Data entries
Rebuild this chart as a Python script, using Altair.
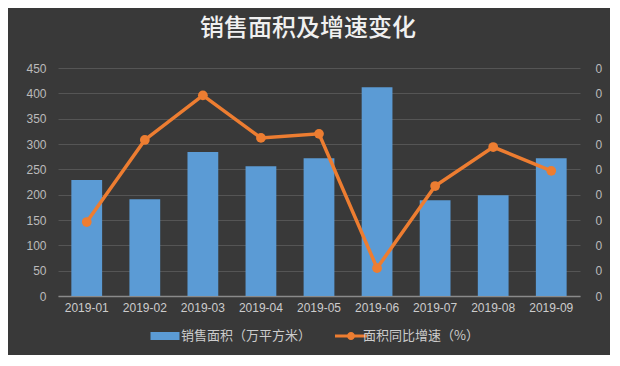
import altair as alt
import pandas as pd

months = ["2019-01", "2019-02", "2019-03", "2019-04", "2019-05",
          "2019-06", "2019-07", "2019-08", "2019-09"]
area = [229, 191, 284, 256, 272, 412, 189, 199, 272]
growth = [0.146, 0.308, 0.396, 0.312, 0.320, 0.055, 0.217, 0.294, 0.247]
bar_name = "销售面积（万平方米）"
line_name = "面积同比增速（%）"
left_ticks = [0, 50, 100, 150, 200, 250, 300, 350, 400, 450]
right_ticks = [0, 0.05, 0.1, 0.15, 0.2, 0.25, 0.3, 0.35, 0.4, 0.45]

df = pd.DataFrame({"month": months, "area": area, "growth": growth,
                   "s1": bar_name, "s2": line_name})

FONT = "Liberation Sans, Noto Sans CJK SC, sans-serif"
CJK = "Noto Sans CJK SC, sans-serif"

x = alt.X("month:N", title=None, sort=months,
          scale=alt.Scale(paddingInner=0.47, paddingOuter=0.23),
          axis=alt.Axis(labelAngle=0, labelColor="#cccccc", labelFontSize=12,
                        labelFont=FONT, ticks=False, domainColor="#8a8a8a",
                        domainWidth=1.5, labelPadding=6, grid=False))

bars = alt.Chart(df).mark_bar(color="#5b9bd5").encode(
    x=x,
    y=alt.Y("area:Q", title=None, scale=alt.Scale(domain=[0, 450]),
            axis=alt.Axis(values=left_ticks, labelColor="#bbbbbb", labelFontSize=12,
                          labelFont=FONT, ticks=False, domain=False,
                          gridColor="#555555", gridWidth=1, labelPadding=12)),
    color=alt.Color("s1:N", scale=alt.Scale(domain=[bar_name], range=["#5b9bd5"]),
                    legend=alt.Legend(title=None, orient="none", legendX=97, legendY=258,
                                      symbolType="M-1.45,-0.4H1.45V0.4H-1.45Z",
                                      symbolSize=400, labelColor="#cccccc",
                                      labelFont=CJK, labelFontSize=13, labelOffset=6,
                                      symbolStrokeWidth=0)),
)

line_base = alt.Chart(df).encode(
    x=x,
    y=alt.Y("growth:Q", title=None, scale=alt.Scale(domain=[0, 0.45]),
            axis=alt.Axis(orient="right", values=right_ticks, format=".0f",
                          labelColor="#bbbbbb", labelFontSize=12, labelFont=FONT,
                          ticks=False, domain=False, grid=False, labelPadding=15)),
    color=alt.Color("s2:N", scale=alt.Scale(domain=[line_name], range=["#ed7d31"]),
                    legend=alt.Legend(title=None, orient="none", legendX=283, legendY=258,
                                      symbolType="M-1.6,-0.15H1.6V0.15H-1.6Z M-0.4,0A0.4,0.4 0 1,1 0.4,0A0.4,0.4 0 1,1 -0.4,0Z",
                                      symbolSize=400, labelColor="#cccccc",
                                      labelFont=CJK, labelFontSize=13, labelOffset=2,
                                      symbolStrokeWidth=0)),
)
line = line_base.mark_line(strokeWidth=3.5)
pts = line_base.mark_point(filled=True, size=95, opacity=1)

chart = alt.layer(bars, line + pts).resolve_scale(y="independent", color="independent").properties(
    width=522, height=228,
    autosize=alt.AutoSizeParams(type="none"),
    padding={"left": 50, "top": 60, "right": 30, "bottom": 59},
    background="#393939",
    title=alt.TitleParams("销售面积及增速变化", font=CJK, fontSize=24, fontWeight=500,
                          color="#f0f0f0", anchor="middle", dx=-11, offset=21),
).configure_view(stroke=None)

chart.save("out.html", embed_options={"renderer": "svg", "actions": False})
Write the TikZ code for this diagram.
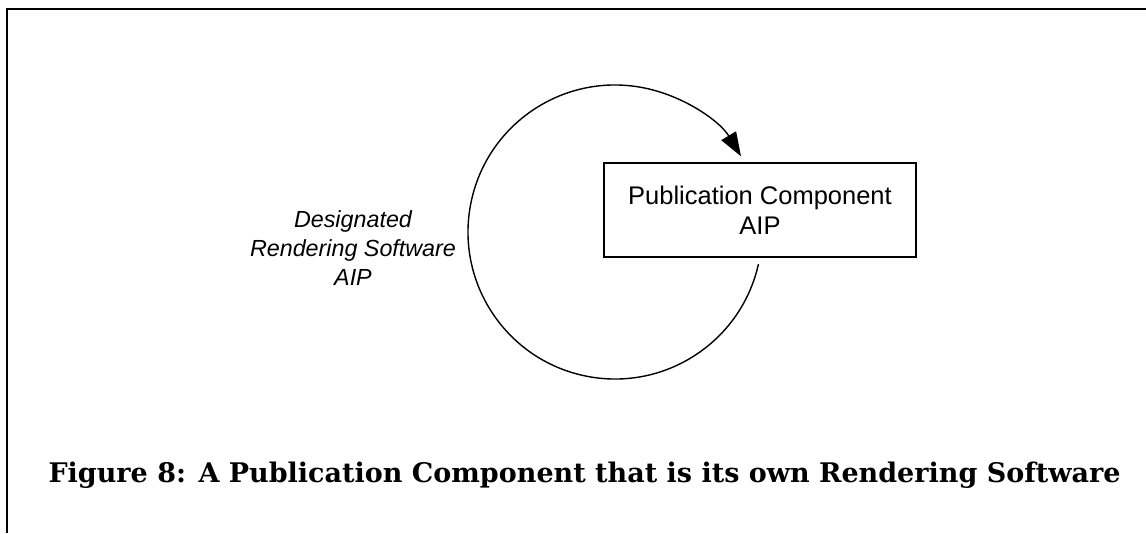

**SHORT EXERCISE**
Leave out the pictures and restate, word for word, the lines from the top of the data through the line containing "domainWidth=1.5, labelPadding=6, grid=False))", both included.

**ANSWER**
Rebuild this chart as a Python script, using Altair.
import altair as alt
import pandas as pd

months = ["2019-01", "2019-02", "2019-03", "2019-04", "2019-05",
          "2019-06", "2019-07", "2019-08", "2019-09"]
area = [229, 191, 284, 256, 272, 412, 189, 199, 272]
growth = [0.146, 0.308, 0.396, 0.312, 0.320, 0.055, 0.217, 0.294, 0.247]
bar_name = "销售面积（万平方米）"
line_name = "面积同比增速（%）"
left_ticks = [0, 50, 100, 150, 200, 250, 300, 350, 400, 450]
right_ticks = [0, 0.05, 0.1, 0.15, 0.2, 0.25, 0.3, 0.35, 0.4, 0.45]

df = pd.DataFrame({"month": months, "area": area, "growth": growth,
                   "s1": bar_name, "s2": line_name})

FONT = "Liberation Sans, Noto Sans CJK SC, sans-serif"
CJK = "Noto Sans CJK SC, sans-serif"

x = alt.X("month:N", title=None, sort=months,
          scale=alt.Scale(paddingInner=0.47, paddingOuter=0.23),
          axis=alt.Axis(labelAngle=0, labelColor="#cccccc", labelFontSize=12,
                        labelFont=FONT, ticks=False, domainColor="#8a8a8a",
                        domainWidth=1.5, labelPadding=6, grid=False))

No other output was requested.